It always looks so easy because the media wants us to believe it is. House flippers flip and make a fortune overnight. Writers pen the great American novel without breaking a sweat, directors create a one of-a-kind film just as planned and songwriters simply pen a classic on a whim. We want to believe that a playwright’s magic on Broadway was a simple journey from pen to stage.
Few of us truly understand the panic, fear, exhilaration, heartbreak and hope that goes into creating a work of art. We don’t want to hear about the years spent toiling in the graveyard of broken dreams, spent efforts and abject failures before something, if anything, ever happens from all that soul-crushing effort. It’s all made to look so easy. We seldom, if ever, hear about the many miles traveled before success is reached. Instead every artist is presented as an overnight success.
It’s called “hiding the brush strokes.” Ignoring the harsh reality that in real life there are no guarantees and nothing is owed. Those with grit get it. Those lacking that ‘something within’ keep dreaming and hoping then wonder why nothing ever happens. Without real effort and sacrifice and usually some failure nothing is accomplished.
Dustin Hoffman spent ten years toiling in off-Broadway plays before ‘The Graduate’ launched his storybook career. George Lucas went through hell to get his first feature ‘THX 1138’ produced. When it crashed as a commercial failure, he wrote another movie initially called ‘Friday Night in Modesto’ and finally produced it as ‘American Graffiti.’ Even that success didn’t guarantee any support for his next feature about space ships and large furry sidekicks.
Bob Dylan paid his dues in Dinky town and Greenwich Village before a planted review by Robert Sheldon rocketed his career into the folkie stratosphere. The Beatles spent two years toiling in the graveyard of Hamburg’s strip clubs and dive bars before Brian Epstein plucked them out of the ‘Cellar’ and made them stars.
Closer to home and more personal, the examples are all around me.
I’ve seen Sharon start with her welding and metal art classes several years ago then recently expand to alcohol ink painting.

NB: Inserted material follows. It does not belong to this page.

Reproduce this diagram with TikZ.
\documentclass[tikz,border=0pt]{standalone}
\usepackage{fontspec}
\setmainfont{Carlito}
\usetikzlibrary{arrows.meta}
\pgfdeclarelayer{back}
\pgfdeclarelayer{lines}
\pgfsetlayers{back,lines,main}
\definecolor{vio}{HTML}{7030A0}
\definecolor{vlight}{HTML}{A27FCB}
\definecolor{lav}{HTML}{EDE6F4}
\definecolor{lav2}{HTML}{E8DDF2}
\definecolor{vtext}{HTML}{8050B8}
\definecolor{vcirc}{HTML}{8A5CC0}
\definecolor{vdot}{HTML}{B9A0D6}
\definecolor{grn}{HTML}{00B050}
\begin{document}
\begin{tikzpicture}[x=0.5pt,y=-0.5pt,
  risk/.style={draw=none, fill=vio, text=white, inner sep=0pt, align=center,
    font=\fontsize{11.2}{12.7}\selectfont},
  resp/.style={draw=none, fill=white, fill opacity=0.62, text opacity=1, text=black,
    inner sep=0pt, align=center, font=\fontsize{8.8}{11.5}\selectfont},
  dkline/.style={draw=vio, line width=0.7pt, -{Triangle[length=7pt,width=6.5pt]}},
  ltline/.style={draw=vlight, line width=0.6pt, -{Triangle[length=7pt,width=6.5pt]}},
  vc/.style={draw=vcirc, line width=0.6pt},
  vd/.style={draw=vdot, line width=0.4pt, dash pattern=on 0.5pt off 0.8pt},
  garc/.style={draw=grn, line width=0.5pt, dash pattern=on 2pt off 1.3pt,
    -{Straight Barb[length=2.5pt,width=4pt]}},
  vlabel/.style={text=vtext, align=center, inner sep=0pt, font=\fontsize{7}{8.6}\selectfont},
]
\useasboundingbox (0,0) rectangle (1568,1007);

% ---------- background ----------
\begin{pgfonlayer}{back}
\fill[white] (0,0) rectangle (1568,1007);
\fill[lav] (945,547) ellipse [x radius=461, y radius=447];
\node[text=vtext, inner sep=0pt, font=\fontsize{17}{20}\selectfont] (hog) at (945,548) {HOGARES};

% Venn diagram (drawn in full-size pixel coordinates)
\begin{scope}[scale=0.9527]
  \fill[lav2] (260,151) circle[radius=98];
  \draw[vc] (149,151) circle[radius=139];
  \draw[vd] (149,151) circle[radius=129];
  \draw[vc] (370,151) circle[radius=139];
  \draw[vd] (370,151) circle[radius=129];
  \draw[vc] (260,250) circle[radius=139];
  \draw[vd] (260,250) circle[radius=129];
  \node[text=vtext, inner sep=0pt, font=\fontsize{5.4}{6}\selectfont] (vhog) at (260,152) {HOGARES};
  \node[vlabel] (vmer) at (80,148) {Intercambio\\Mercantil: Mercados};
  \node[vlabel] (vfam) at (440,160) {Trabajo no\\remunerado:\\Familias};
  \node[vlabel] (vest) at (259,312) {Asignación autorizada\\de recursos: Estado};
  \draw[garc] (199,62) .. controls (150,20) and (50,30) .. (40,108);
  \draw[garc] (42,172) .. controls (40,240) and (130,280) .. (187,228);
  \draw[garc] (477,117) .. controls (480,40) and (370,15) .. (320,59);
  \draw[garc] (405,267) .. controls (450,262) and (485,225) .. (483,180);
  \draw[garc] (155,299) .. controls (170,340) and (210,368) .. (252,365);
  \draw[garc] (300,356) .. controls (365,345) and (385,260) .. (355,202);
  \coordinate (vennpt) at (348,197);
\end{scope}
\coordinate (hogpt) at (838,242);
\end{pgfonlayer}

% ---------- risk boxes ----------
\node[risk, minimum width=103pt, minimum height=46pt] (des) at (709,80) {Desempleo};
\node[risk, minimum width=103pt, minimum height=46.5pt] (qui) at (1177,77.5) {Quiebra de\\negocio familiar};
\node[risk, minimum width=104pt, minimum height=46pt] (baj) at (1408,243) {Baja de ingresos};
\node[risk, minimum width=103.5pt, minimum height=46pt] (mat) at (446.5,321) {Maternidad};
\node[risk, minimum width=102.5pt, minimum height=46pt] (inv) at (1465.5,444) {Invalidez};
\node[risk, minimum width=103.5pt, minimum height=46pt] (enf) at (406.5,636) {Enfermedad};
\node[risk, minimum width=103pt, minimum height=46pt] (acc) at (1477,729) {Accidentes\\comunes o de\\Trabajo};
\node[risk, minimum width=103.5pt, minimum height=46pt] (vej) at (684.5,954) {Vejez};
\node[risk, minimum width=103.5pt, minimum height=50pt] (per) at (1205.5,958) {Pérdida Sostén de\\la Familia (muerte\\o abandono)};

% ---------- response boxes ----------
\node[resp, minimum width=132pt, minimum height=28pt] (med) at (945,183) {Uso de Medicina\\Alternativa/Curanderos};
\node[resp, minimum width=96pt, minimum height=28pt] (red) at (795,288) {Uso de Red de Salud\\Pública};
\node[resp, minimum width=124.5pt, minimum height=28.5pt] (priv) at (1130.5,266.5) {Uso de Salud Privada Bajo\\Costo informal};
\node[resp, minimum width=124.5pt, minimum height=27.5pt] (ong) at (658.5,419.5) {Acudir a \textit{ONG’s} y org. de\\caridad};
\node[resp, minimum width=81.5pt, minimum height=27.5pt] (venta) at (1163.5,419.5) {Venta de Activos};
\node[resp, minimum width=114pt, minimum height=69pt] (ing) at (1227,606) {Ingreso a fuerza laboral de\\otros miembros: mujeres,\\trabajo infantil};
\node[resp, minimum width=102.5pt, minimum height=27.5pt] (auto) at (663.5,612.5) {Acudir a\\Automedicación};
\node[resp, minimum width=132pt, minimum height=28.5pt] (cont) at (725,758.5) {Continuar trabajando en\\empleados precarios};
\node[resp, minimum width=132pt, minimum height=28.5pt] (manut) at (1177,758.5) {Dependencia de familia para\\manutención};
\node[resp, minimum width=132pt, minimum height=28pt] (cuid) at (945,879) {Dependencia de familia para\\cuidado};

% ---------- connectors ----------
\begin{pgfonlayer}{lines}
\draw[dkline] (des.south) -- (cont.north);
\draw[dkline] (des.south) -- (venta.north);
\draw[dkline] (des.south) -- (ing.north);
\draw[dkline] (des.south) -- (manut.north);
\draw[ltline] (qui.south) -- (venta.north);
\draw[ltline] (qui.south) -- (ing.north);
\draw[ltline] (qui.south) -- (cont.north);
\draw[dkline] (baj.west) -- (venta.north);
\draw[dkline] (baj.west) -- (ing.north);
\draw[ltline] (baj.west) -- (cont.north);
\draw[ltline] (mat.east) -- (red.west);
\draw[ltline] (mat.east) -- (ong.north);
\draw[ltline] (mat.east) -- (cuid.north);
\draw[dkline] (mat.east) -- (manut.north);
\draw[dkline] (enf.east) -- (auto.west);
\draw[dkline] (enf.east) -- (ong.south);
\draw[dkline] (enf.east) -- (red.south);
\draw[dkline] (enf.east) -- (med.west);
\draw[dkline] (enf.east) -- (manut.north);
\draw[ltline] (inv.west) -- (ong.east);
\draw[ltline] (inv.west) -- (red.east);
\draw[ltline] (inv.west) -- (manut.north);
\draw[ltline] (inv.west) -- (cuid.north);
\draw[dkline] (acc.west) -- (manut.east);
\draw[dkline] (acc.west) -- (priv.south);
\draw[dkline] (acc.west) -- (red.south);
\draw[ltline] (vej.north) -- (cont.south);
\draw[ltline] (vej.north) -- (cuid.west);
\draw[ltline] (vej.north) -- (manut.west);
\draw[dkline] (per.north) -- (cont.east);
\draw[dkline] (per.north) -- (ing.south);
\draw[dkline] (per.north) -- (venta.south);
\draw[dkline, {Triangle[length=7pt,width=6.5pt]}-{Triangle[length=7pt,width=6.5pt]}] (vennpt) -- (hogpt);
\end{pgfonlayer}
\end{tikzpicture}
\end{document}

From there she has experimented with acrylic paints and a host of other mediums and techniques to constantly challenge herself.
She is taking classes here and there to share ideas, glean tips and advice from the professionals. She is constantly learning, improving and growing her art.
After several years, she now has some of her select painting on display and for sale at a design store in Minneapolis. A small step but a start.
Ever the educator, Sharon has shared that same philosophy of discipline and perseverance with our grandchildren. Very quickly, they’ve become attentive students of Nana and have begun exploring various artistic mediums themselves.
My art is the written word. My mediums are primarily novels, plays and movies. Each presents its own unique set of challenges and opportunities for story-telling. Through good fortune and lucky breaks, I’ve had two plays produced by the Second Act Players in Rosemount. Each was a wonderful learning experience and another opportunity to express myself.
But there were ten self-published books, an Investment Guide and numerous treatments before those two initial plays paved the way for more playwriting opportunities.
I teach in my workshop on ‘How to Get Started as a Writer’ that the key to writing is to write. I make the point right up front that there are no guarantees and no promises. I can only point the way for my audience. I remind them that there are three things needed to become a writer.
Desire…but they won’t know if they have it unless they give it a try.
Perseverance…they won’t know if they have it unless they try.
Talent…they won’t know if they have it unless they give it a try.
The key here is to write something every day, almost every day or whenever they can. If they do that they will begin to feel a passion that gets them out of bed each morning. They will have begun traveling on that long road to becoming a writer. That’s called showing your brush strokes.
As with any kind of art, nothing is guaranteed or comes easy. That’s life. But what a gift it is to create something, anything, that’s been swirling around in your brain for oh so long.
Let’s face it, there is no better way to live than to do whatever it is you love to do. Isn’t that what life is all about.